| ENTRIES |
## start
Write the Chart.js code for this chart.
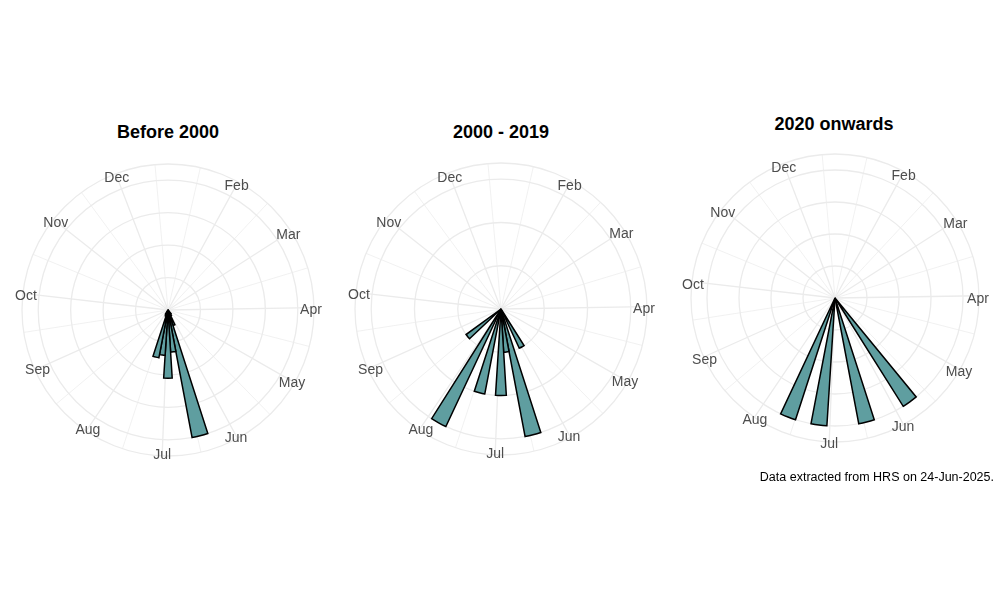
<!DOCTYPE html>
<html>
<head>
<meta charset="utf-8">
<title>Seasonal distribution by period</title>
<script src="https://cdn.jsdelivr.net/npm/chart.js@4.4.1/dist/chart.umd.min.js"></script>
<style>
  html, body { margin: 0; padding: 0; background: #ffffff; }
  body {
    position: relative;
    width: 1000px;
    height: 600px;
    overflow: hidden;
    font-family: "Liberation Sans", Arial, sans-serif;
  }
  .panel-title {
    position: absolute;
    width: 240px;
    text-align: center;
    font-size: 18px;
    font-weight: bold;
    line-height: 20px;
    color: #000000;
  }
  .rose { position: absolute; }
  .caption {
    position: absolute;
    right: 6px;
    top: 470px;
    font-size: 12.5px;
    line-height: 14px;
    color: #000000;
  }
</style>
</head>
<body>
  <div class="panel-title" style="left:48px; top:122px;">Before 2000</div>
  <div class="panel-title" style="left:381px; top:122px;">2000 - 2019</div>
  <div class="panel-title" style="left:714px; top:114px;">2020 onwards</div>

  <canvas id="roseBefore2000" class="rose" width="340" height="340" style="left:-2px; top:140px;"></canvas>
  <canvas id="rose2000to2019" class="rose" width="340" height="340" style="left:331px; top:139px;"></canvas>
  <canvas id="rose2020on" class="rose" width="340" height="340" style="left:665px; top:128px;"></canvas>

  <div class="caption">Data extracted from HRS on 24-Jun-2025.</div>

<script>
  // month ticks on a day-of-year axis
  const monthLabels = ["Feb", "Mar", "Apr", "May", "Jun", "Jul", "Aug", "Sep", "Oct", "Nov", "Dec"];
  const monthStartDays = [32, 60, 91, 121, 152, 182, 213, 244, 274, 305, 335];
  const minorBreakDays = [16.5, 46, 75.5, 106, 136.5, 167, 197.5, 228.5, 259, 289.5, 320, 350.5];
  const dayRange = [4, 355.5];
  const binDays = 7;

  // weekly bins (centre day of year) and bar heights
  const before2000Bins = [144.8, 151.8, 158.8, 165.8, 172.8, 179.8, 186.8, 193.8, 200.8, 207.8];
  const before2000Values = [0.15, 0.2, 0.5, 4, 1.3, 2.1, 1.4, 1.5, 0.2, 0.15];
  const before2000Breaks = [1, 2, 3, 4];

  const mid2000Bins = [151.8, 165.8, 172.8, 179.8, 193.8, 207.8, 228.8];
  const mid2000Values = [1, 3, 1, 2, 2, 3, 1];
  const mid2000Breaks = [1, 2, 3];

  const recentBins = [144.8, 165.8, 186.8, 200.8];
  const recentValues = [1, 1, 1, 1];
  const recentBreaks = [0.25, 0.5, 0.75, 1];

  const barFill = "#5F9EA0";
  const gridColour = "#EBEBEB";
  const stepsPerDay = 2;
  const spanDays = dayRange[1] - dayRange[0];
  const degPerDay = 360 / spanDays;

  // one scale label per half day so spokes can sit on any break
  const axisLabels = [];
  for (let i = 0; i < Math.round(spanDays * stepsPerDay); i++) {
    axisLabels.push(String(dayRange[0] + i / stepsPerDay));
  }

  const dayToIndex = (day) => (day - dayRange[0]) * stepsPerDay;
  const majorIdx = monthStartDays.map(dayToIndex);
  const minorIdx = minorBreakDays.map(dayToIndex);

  function spokeWidth(index) {
    if (majorIdx.includes(index)) return 1.3;
    if (minorIdx.includes(index)) return 0.7;
    return 0;
  }

  function buildArcs(centres, heights) {
    const values = [];
    const angles = [];
    const fills = [];
    const borders = [];
    let cursor = dayRange[0];
    centres.forEach((centre, i) => {
      const start = centre - binDays / 2;
      if (start - cursor > 0.01) {
        values.push(0);
        angles.push((start - cursor) * degPerDay);
        fills.push("rgba(0,0,0,0)");
        borders.push(0);
      }
      values.push(heights[i]);
      angles.push(binDays * degPerDay);
      fills.push(barFill);
      borders.push(1.5);
      cursor = start + binDays;
    });
    return { values, angles, fills, borders };
  }

  function monthLabelPlugin(inset, shiftY) {
    return {
      id: "monthLabels",
      afterDraw(chart) {
        const scale = chart.scales.r;
        const ctx = chart.ctx;
        ctx.save();
        ctx.font = '14px "Liberation Sans", Arial, sans-serif';
        ctx.fillStyle = "#4D4D4D";
        ctx.textAlign = "center";
        ctx.textBaseline = "middle";
        monthLabels.forEach((label, i) => {
          const pos = scale.getPointPosition(dayToIndex(monthStartDays[i]), scale.drawingArea - inset);
          ctx.fillText(label, pos.x, pos.y + shiftY);
        });
        ctx.restore();
      },
    };
  }

  function renderRose(canvasId, centres, heights, breaks, radius, labelInset, labelShift) {
    const arcs = buildArcs(centres, heights);
    const outer = breaks[breaks.length - 1] * 1.125;
    const canvas = document.getElementById(canvasId);
    const pad = canvas.width / 2 - radius;

    new Chart(canvas, {
      type: "polarArea",
      data: {
        labels: axisLabels,
        datasets: [
          {
            data: arcs.values,
            angle: arcs.angles,
            backgroundColor: arcs.fills,
            borderColor: "#000000",
            borderWidth: arcs.borders,
            borderJoinStyle: "miter",
          },
        ],
      },
      options: {
        responsive: false,
        animation: false,
        events: [],
        layout: { padding: pad },
        plugins: {
          legend: { display: false },
          tooltip: { enabled: false },
        },
        scales: {
          r: {
            min: 0,
            max: outer,
            startAngle: 0,
            afterBuildTicks: (scale) => {
              scale.ticks = [0].concat(breaks, [outer]).map((v) => ({ value: v }));
            },
            ticks: { display: false },
            pointLabels: { display: false },
            grid: { circular: true, color: gridColour, lineWidth: 1.3 },
            angleLines: {
              display: true,
              color: gridColour,
              lineWidth: (ctx) => spokeWidth(ctx.index),
            },
          },
        },
      },
      plugins: [monthLabelPlugin(labelInset, labelShift)],
    });
  }

  renderRose("roseBefore2000", before2000Bins, before2000Values, before2000Breaks, 146, 3, 2);
  renderRose("rose2000to2019", mid2000Bins, mid2000Values, mid2000Breaks, 146, 3, 2.5);
  renderRose("rose2020on", recentBins, recentValues, recentBreaks, 144, 1, 3.5);
</script>
</body>
</html>
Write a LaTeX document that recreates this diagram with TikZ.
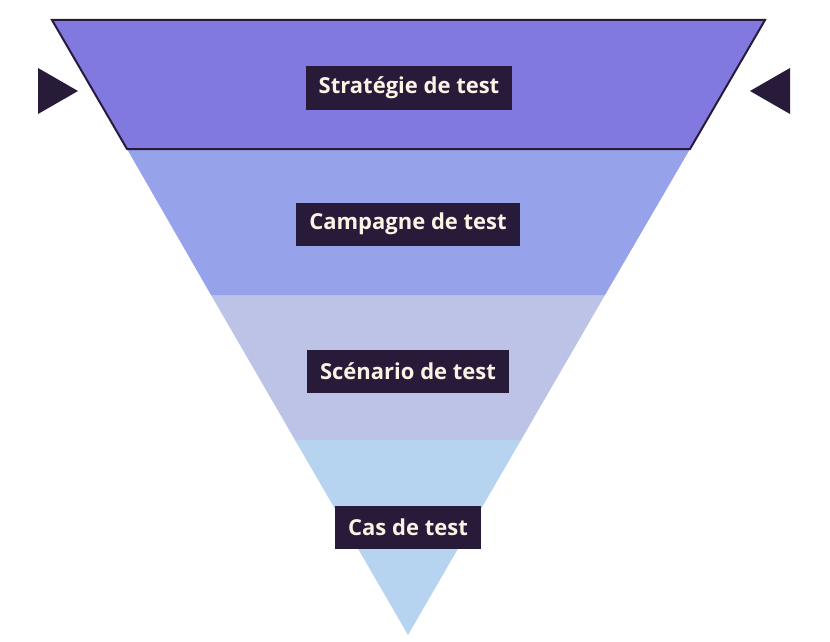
## end
| THE EXERCISE |
Copy every line of the material in which the word "document" occurs.

| IN RESPONSE |
    const canvas = document.getElementById(canvasId);
Write a LaTeX document that recreates this diagram with TikZ.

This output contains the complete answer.